How we can get to step 3 - a process-oriented AI solution
Let’s just go through each of the fundamental puzzle pieces, and the full picture will form pretty fast.
Threads
We need to be able to create and maintain chat threads automatically. The thread serves as the working memory of the workflow, meaning we don’t need to give everything at once to the AI, it can pick up the pieces as the story progresses. So generally, what we’ll do is trigger thread creation off the first step in the process - some kind of event trigger like an enquiry being received.
Messages
Threads consist of messages, and we need to build automations that create these message records when a user creates a message, when a system does, and when the AI provides a response.
Runs
These are the bits where the AI is processing information, or ‘thinking’. We just need to execute these, really, and at the right points.
Prompts
Now we start taking the steps towards process automation. Because we don’t have people writing into the thread all the time to kick-off AI responses and actions, we want to have a library of the prompts we’ll need throughout the process.
Assistants
The ‘system instructions’ part of a prompt, essentially saved to a clipboard and repeated with each prompt. Think of it each time telling the general AI “When you are responding, you are responding in this capacity”. I like to think of it as telling the actor (the AI model) what role it’s playing in this scene. “Here, you are a diligent case worker who has a great knowledge of banking regulation in Australia. Here’s all the key files that’ll help you sell the role.”
Functions
These are also known as actions - basically structured payloads provided to integrated systems. More simply: connecting to systems. For instance, if I want to get the weather, I need to provide the location and if I want Celsius or Fahrenheit. So I’ll put that in when I ask for the weather, the AI will determine to use the “get_weather” function, parse a json format that has the data I gave it to the weather system, and will get back that it’s 30 degrees Celsius in Sydney.
Process hierarchies
Now we reach peak excitement. We all know business process structures, e.g. with level 1,2,3,4 etc. defining at each level of granularity how a business operates. To automate with a process-oriented AI, we just need to load those up, and link AI agents and prompts to specific steps in the process. There’s a beauty to this, because we can decide where we want to deploy AI and at what level. Maybe I don’t trust it yet - that’s fine, let’s put it at level 7 of a process and only for a few steps. But as that capability grows, as our trust grows, we can expand that out with the same tech.
Process executions
With the processes defined, we now just need to have them run. Based on various triggers, we can have humans and AI agents collaborate through to completion of processes. We have great traceability throughout as well, with every AI action, response and decision captured.
So what?
If we can automate processes, we can very easily determine ROI. Just think:
What’s the FTE commitment to maintain that process end-to-end right now?
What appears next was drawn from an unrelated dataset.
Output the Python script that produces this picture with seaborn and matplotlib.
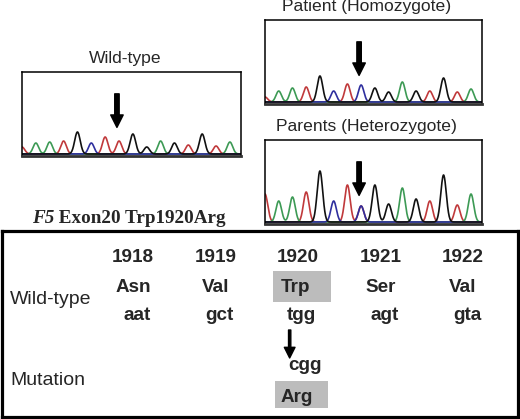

What elements can we automate using a combination of AI and traditional means?
What are the costs to implement and maintain this?
This equation is quite simple for most businesses, because:
To be blunt, people work in the places we haven’t been able to automate. As such, a significant portion of employees within any organisation will be maintaining core processes.
We can automate a larger chunk of business processes than we could at any point in history, and by a significant leap.
The costs scale as the automation does, but with significantly lower prices than humans and a competitive market driving model prices down, this is not complicated.
Lastly, one point I’d like to add is that, unlike previous AI solutions, a process-oriented solution doesn’t rely on user adoption. It drives the process, and team members respond.